Her interest in food justice was further reinforced by a class on the international politics of food and by an internship with The GrowHaus, a nonprofit indoor farm, marketplace and educational center serving Denver’s Elyria-Swansea neighborhood, where many residents struggle to afford and access healthy food. There, she taught a summer class about food justice to area high school students, covering everything from nutrition and gardening to the role food plays in building healthy communities.

Through the University’s Center for Community Engagement and Service Learning, Itaagi also participated in Public Achievement, a program that allowed her to teach a course on community organizing to South High School sophomores. “Almost half of them,” she says, “were immigrants or refugees,” hailing from such countries as Russia, Thailand, Ethiopia and Sudan. As relative newcomers to Denver, many of them were new to the idea that they could play a role in improving their communities, starting with the community at South High.
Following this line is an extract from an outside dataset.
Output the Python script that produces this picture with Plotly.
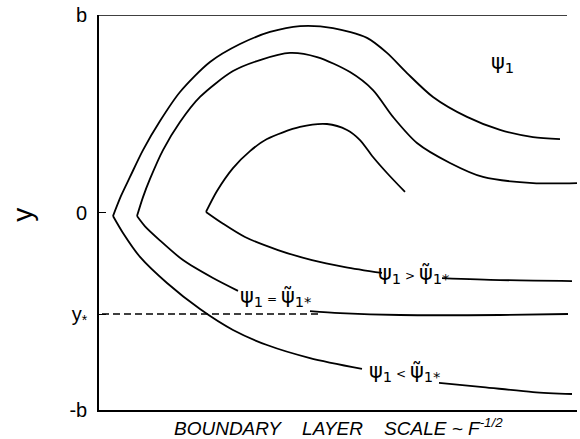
import plotly.graph_objects as go

# Streamline data, x: boundary-layer distance (arbitrary units 0..478), y: in units of b
outer_up_x = [14, 22, 31, 44, 61, 81, 111, 141, 171, 201, 234, 268, 288, 308, 334, 368, 401, 434, 461]
outer_up_y = [-0.018, 0.084, 0.180, 0.316, 0.463, 0.610, 0.762, 0.853, 0.914, 0.944, 0.934, 0.884,
              0.808, 0.706, 0.585, 0.484, 0.418, 0.382, 0.372]
outer_lo_x = [14, 24, 41, 68, 101, 134, 168, 211, 263, None, 340, 384, 434, 473]
outer_lo_y = [-0.018, -0.104, -0.225, -0.357, -0.489, -0.595, -0.671, -0.737, -0.792, None,
              -0.863, -0.884, -0.909, -0.919]

mid_up_x = [38, 44, 51, 64, 81, 101, 134, 161, 191, 218, 251, 274, 294, 318, 351, 384, 434, 478]
mid_up_y = [-0.018, 0.078, 0.170, 0.316, 0.458, 0.585, 0.716, 0.772, 0.808, 0.787, 0.711, 0.620,
            0.484, 0.352, 0.251, 0.180, 0.149, 0.149]
mid_lo_x = [38, 46, 60, 84, 114, 139, None, 211, 241, 301, 401, 469]
mid_lo_y = [-0.018, -0.070, -0.137, -0.241, -0.332, -0.397, None, -0.499, -0.509, -0.519, -0.519, -0.514]

in_up_x = [107, 118, 134, 151, 168, 201, 228, 248, 261, 274, 288, 306]
in_up_y = [0.003, 0.109, 0.225, 0.311, 0.372, 0.433, 0.448, 0.418, 0.367, 0.281, 0.200, 0.104]
in_lo_x = [107, 123, 146, 179, 213, 246, 283, None, 343, 401, 473]
in_lo_y = [0.003, -0.053, -0.124, -0.190, -0.241, -0.276, -0.306, None, -0.332, -0.342, -0.347]

ystar = -0.514
dash_x = [3, 223]

tick_vals = [1, 0, ystar, -1]
tick_text = ["b", "0", "y<sub>*</sub>", "-b"]

fig = go.Figure()
for xs, ys in [(outer_up_x, outer_up_y), (outer_lo_x, outer_lo_y),
               (mid_up_x, mid_up_y), (mid_lo_x, mid_lo_y),
               (in_up_x, in_up_y), (in_lo_x, in_lo_y)]:
    fig.add_trace(go.Scatter(x=xs, y=ys, mode="lines",
                             line=dict(color="black", width=1.8, shape="spline", smoothing=0.8),
                             connectgaps=False, showlegend=False, hoverinfo="skip"))

fig.add_trace(go.Scatter(x=dash_x, y=[ystar, ystar], mode="lines",
                         line=dict(color="black", width=1.6, dash="7px,4px"),
                         showlegend=False, hoverinfo="skip"))

lab_font = dict(family="DejaVu Sans", size=21, color="black")
op = lambda s: "<span style='font-size:12px'> " + s + " </span>"
fig.add_annotation(x=403, y=0.757, text="ψ<sub>1</sub>", showarrow=False, font=lab_font)
fig.add_annotation(x=314, y=-0.311, text="ψ<sub>1</sub>" + op(">") + "ψ̃<sub>1*</sub>",
                   showarrow=False, font=lab_font)
fig.add_annotation(x=176, y=-0.428, text="ψ<sub>1</sub>" + op("=") + "ψ̃<sub>1*</sub>",
                   showarrow=False, font=lab_font)
fig.add_annotation(x=305, y=-0.808, text="ψ<sub>1</sub>" + op("<") + "ψ̃<sub>1*</sub>",
                   showarrow=False, font=lab_font)

# axis titles
fig.add_annotation(xref="paper", yref="paper", x=-0.159, y=0.494, xanchor="center", yanchor="middle",
                   text="y", textangle=-90, showarrow=False,
                   font=dict(family="Liberation Sans", size=28, color="black"))
sp = "\u00a0" * 4
fig.add_annotation(xref="paper", yref="paper", x=0.5, y=-0.043, xanchor="center", yanchor="middle",
                   text="BOUNDARY" + sp + "LAYER" + sp + "SCALE ~ F<sup>-1/2</sup>",
                   showarrow=False, font=dict(family="Liberation Sans", size=19, color="black", style="italic"))

# top frame line
fig.add_shape(type="line", x0=0, x1=468, y0=1, y1=1, line=dict(color="black", width=1.6))

fig.update_layout(
    width=580, height=439,
    margin=dict(l=99, r=3, t=15, b=29),
    paper_bgcolor="white", plot_bgcolor="white",
    xaxis=dict(range=[0, 478], showgrid=False, zeroline=False, showticklabels=False, ticks="",
               showline=True, linecolor="black", linewidth=1.6),
    yaxis=dict(range=[-1, 1], showgrid=False, zeroline=False, tickmode="array",
               tickvals=tick_vals, ticktext=tick_text, ticks="inside", ticklen=7,
               tickcolor="black", tickwidth=1.4, ticklabelstandoff=6,
               tickfont=dict(family="Liberation Sans", size=20, color="black"),
               showline=True, linecolor="black", linewidth=1.6),
)

# remove the default 8px page margin so the figure fills the window exactly
fig.write_html("out.html", config={"displayModeBar": False},
               post_script="document.body.style.margin='0px';document.body.style.overflow='hidden';")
“A lot of them underestimated the impact that they could have,” she says. “Once they became more familiar with the process of community organizing, slowly they began to think critically about how they could take action.”

At Hunger Free Colorado, Itaagi is learning more about just how challenging taking action can be. Because the organization focuses, in large part, on policy, she has seen firsthand how even the best ideas and programs — school nutrition initiatives, for example — face challenges and occasional backlash. “There are constantly items that are coming up for reauthorization — and there’s always some kind of pushback,” Itaagi says.

As she looks to the future, Itaagi is contemplating a graduate program in sustainable urban development at DePaul University in Chicago. The program uses Chicago as a lab for an examination of the many ways in which development affects different communities.